Another difference is the figure for Welsh/Scottish and British identifiers 18% in Scotland, just 7% in Wales.  I'd guess that the independence debate has polarised things a bit, you can imagine tribal-Labour supporters ticking this box.  In Scotland just 8% opted for a British-only identity while in Wales the figure was nearer 17%.  This is easily explained by the fact that twice as many in Wales were born in England.  People who may for example feel like the author of this blog comment:

"Maybe it's Englishness that no longer regards itself as such and yet doesn't think it has earned the right to call itself Welsh.  Take me, for example. I was born and raised in England, yet I and my children speak Welsh (extraordinary though that may be in Maesyfed), and regard Wales as 'our' country. Indeed, later this week we will all be spending a few days at the Urdd Eisteddfod as we do every year.  Did I list myself as Welsh on the census form? No: I felt the obligation to tick the British box, simply because it was the closest approximation to what I am"

Around 11% of the population of Wales had no such well-mannered qualms, listing themselves as English-only.  Here is another major difference with Scotland where just 2.3% distinguished themselves in this way.

*  This doesn't mean I believe in an homogenised Wales, far from it.  I get as annoyed as the next when someone claims, for example, that Cwmteuddwr isn't the correct spelling or pronounciation of Cwmteuddwr.  Regional differences within Wales should be celebrated, they're what make us a nation and not, well, a region.


MH said...

I've been pondering why the figure for W&B in Wales is so much higher than the figure for S&B in Scotland. I think your explanation is good, but only to a point. This is because it doesn't account for why the figure for E&B in England (9.1%) is roughly the same as the figure for W&B in Wales (7.1%) rather than the much higher figure for S&B in Scotland (18.3%). In every other respect the figures for Scotland are broadly the same as for Wales and England, as I mentioned here. So why this one anomaly for Scotland?

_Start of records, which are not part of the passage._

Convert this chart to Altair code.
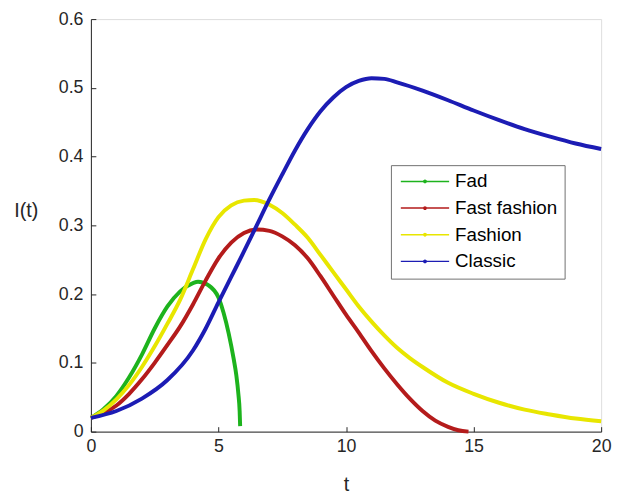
import altair as alt
import pandas as pd

series_names = ["Fad", "Fast fashion", "Fashion", "Classic"]
series_colors = ["#1db31d", "#b41b1b", "#e8e600", "#1c1cb4"]

fad_t = [0, 0.5, 1.0, 1.5, 2.0, 2.5, 3.0, 3.5, 4.0, 4.2, 4.6, 5.0, 5.2, 5.4, 5.6, 5.7, 5.78, 5.83, 5.85]
fad_i = [0.020, 0.033, 0.052, 0.079, 0.112, 0.150, 0.182, 0.204, 0.216, 0.218, 0.213, 0.195, 0.173,
         0.143, 0.105, 0.082, 0.055, 0.030, 0.008]

fast_t = [0, 0.5, 1.0, 1.5, 2.0, 2.5, 3.0, 3.5, 4.0, 4.5, 5.0, 5.5, 6.0, 6.5, 7.0, 7.5, 8.0, 8.5,
          9.0, 9.5, 10.0, 10.5, 11.0, 11.5, 12.0, 12.5, 13.0, 13.5, 14.0, 14.4, 14.8]
fast_i = [0.020, 0.027, 0.038, 0.055, 0.076, 0.100, 0.126, 0.153, 0.185, 0.220, 0.252, 0.275, 0.289,
          0.294, 0.292, 0.284, 0.271, 0.252, 0.226, 0.198, 0.170, 0.144, 0.117, 0.092, 0.069, 0.048,
          0.030, 0.016, 0.007, 0.002, 0.000]

fashion_t = [0, 0.5, 1.0, 1.5, 2.0, 2.5, 3.0, 3.5, 4.0, 4.5, 5.0, 5.5, 6.0, 6.4, 7.0, 7.5, 8.0, 8.5,
             9.0, 9.5, 10.0, 10.5, 11.0, 11.5, 12.0, 12.5, 13.0, 14.0, 15.0, 16.0, 17.0, 18.0, 19.0, 20.0]
fashion_i = [0.020, 0.031, 0.047, 0.068, 0.094, 0.124, 0.157, 0.192, 0.236, 0.280, 0.312, 0.329, 0.336,
             0.337, 0.330, 0.318, 0.301, 0.282, 0.257, 0.232, 0.207, 0.182, 0.160, 0.140, 0.122, 0.107,
             0.094, 0.071, 0.055, 0.042, 0.032, 0.025, 0.019, 0.015]

classic_t = [0, 1, 2, 3, 4, 4.5, 5, 5.5, 6, 6.5, 7, 7.5, 8, 8.5, 9, 9.5, 10, 10.5, 11, 11.5, 12,
             13, 14, 15, 16, 17, 18, 19, 20]
classic_i = [0.020, 0.030, 0.048, 0.075, 0.118, 0.150, 0.188, 0.225, 0.262, 0.300, 0.338, 0.374, 0.409,
             0.440, 0.466, 0.486, 0.501, 0.510, 0.514, 0.513, 0.508, 0.496, 0.482, 0.467, 0.453, 0.440,
             0.429, 0.419, 0.411]

x_ticks = [0, 5, 10, 15, 20]
y_ticks = [0, 0.1, 0.2, 0.3, 0.4, 0.5, 0.6]

rows = []
for name, ts, vs in zip(series_names, [fad_t, fast_t, fashion_t, classic_t],
                        [fad_i, fast_i, fashion_i, classic_i]):
    for k, (t, v) in enumerate(zip(ts, vs)):
        rows.append({"series": name, "t": t, "I": v, "k": k})
df = pd.DataFrame(rows)

W, H = 517, 418
TOP = 8
FONT = "Liberation Sans"
AX = "#262626"

x_scale = alt.Scale(domain=[0, 20], nice=False, zero=False)
y_scale = alt.Scale(domain=[0, 0.6], nice=False)
color_scale = alt.Scale(domain=series_names, range=series_colors)

legend = alt.Legend(
    title=None, orient="none", legendX=304, legendY=166 - 10 - TOP,
    fillColor="white", strokeColor="#707070", padding=7, cornerRadius=0,
    labelFont=FONT, labelFontSize=19, labelColor="#000000", labelOffset=21,
    symbolType="M-4.08,0L4.08,0M0.2,0A0.2,0.2,0,1,1,-0.2,0A0.2,0.2,0,1,1,0.2,0",
    symbolSize=144, symbolOffset=18, symbolStrokeWidth=1.5, rowPadding=7,
)

main = alt.Chart(df).mark_line(strokeWidth=4, interpolate="monotone").encode(
    x=alt.X("t:Q", scale=x_scale, axis=alt.Axis(
        values=x_ticks, ticks=False, tickSize=0, grid=False, domainColor=AX,
        labelColor=AX, labelFont=FONT, labelFontSize=18, labelPadding=6, labelFlush=False,
        title="t", titleFont=FONT, titleFontSize=20, titleFontWeight="normal",
        titleColor=AX, titleBaseline="alphabetic", titleY=60)),
    y=alt.Y("I:Q", scale=y_scale, axis=alt.Axis(
        values=y_ticks, ticks=False, tickSize=0, grid=False, domainColor=AX,
        labelColor=AX, labelFont=FONT, labelFontSize=18, labelPadding=8, format="~f",
        labelFlush=False,
        title="I(t)", titleFont=FONT, titleFontSize=20, titleFontWeight="normal",
        titleColor=AX, titleAngle=0, titleAlign="center", titleBaseline="middle",
        titleX=-66, titleY=210 - 8 - TOP)),
    color=alt.Color("series:N", scale=color_scale, legend=legend),
    order="k:Q",
)

ticks_layer = alt.Chart(df).mark_line(strokeOpacity=0).encode(
    x=alt.X("t:Q", scale=x_scale, axis=alt.Axis(
        orient="top", offset=-H, values=x_ticks, labels=False, domain=False,
        ticks=True, tickSize=5, tickColor=AX, grid=False, title=None)),
    y=alt.Y("I:Q", scale=y_scale, axis=alt.Axis(
        orient="right", offset=-W, values=y_ticks, labels=False, domain=False,
        ticks=True, tickSize=5, tickColor=AX, grid=False, title=None)),
    detail="series:N",
    order="k:Q",
)

chart = alt.layer(main, ticks_layer).resolve_axis(
    x="independent", y="independent"
).properties(
    width=W, height=H,
    autosize=alt.AutoSizeParams(type="none"),
    padding={"left": 84, "top": TOP, "right": 11, "bottom": 62},
).configure_view(stroke=None).configure(background="white")

chart.save("out.html", embed_options={"renderer": "svg", "actions": False})
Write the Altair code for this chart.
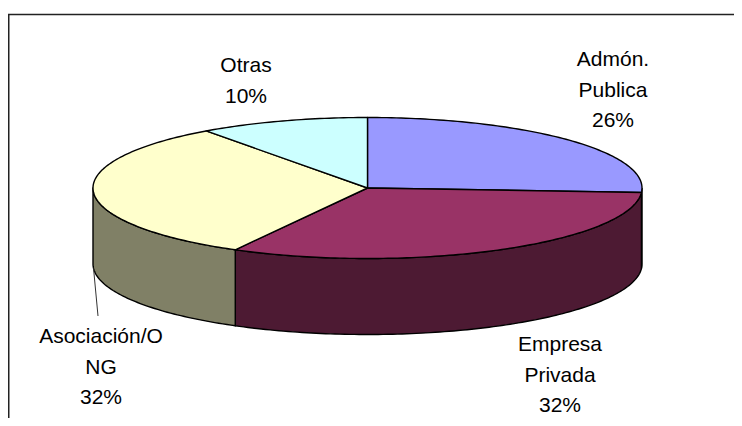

One answer is that completely different factors are in play in England, that these balance out your explanation, and the fact that it brings the E&B figure in England much closer to the W&B figure in Wales than to the S&B figure in Scotland is therefore a coincidence. Foremost of these would be the higher level of non-UK immigration into England than into Wales, coupled with the fact that non-UK immigrants tend to think of themselves as British-only because they have had to deal with the officialdom of the British State (with its relentless emphasis on Britishness) in order to gain residency or citizenship. This British-only identity would then be passed down to their children.


Another way of looking at it is that the figure for S&B in Scotland is different from that for both W&B in Wales and E&B in England because Scotland has a greater number of distinctive Scottish national institutions. Wales has these institutions to a much lesser extent; but England does too because of the general lack of distinction between what is an English national institution and what is a British national institution. In this respect Wales and England are much the same.

So a born-and-bred local who would call themself British-only if they lived in Wales or England would be more inclined to think of their national identity as B&S in Scotland, simply because those who live in Scotland are much more exposed to the idea of Scotland as a nation in contradistinction to "Britain-and-or-England" as a nation.


I think your explanation and both of these other explanations are true to a certain extent. At the moment I'm more inclined to think the last is primarily responsible for the Scottish anomaly, but I'm open to persuasion.

radnorian said...

One of the problems is that the Scottish census is only broken down to local authority level. Your theory about national institutions is a good one - I've always thought that the great unifying factor behind Scottish identity was the Scottish legal system.

If we had ward figures we could see if there were differences between, say, posh Edinburgh suburbs, Labour strongholds etc. I did see that East Renfrew and East Dunbarton which have the highest S&B figures were also areas where the SNP were weak and the Tories surprisingly strong.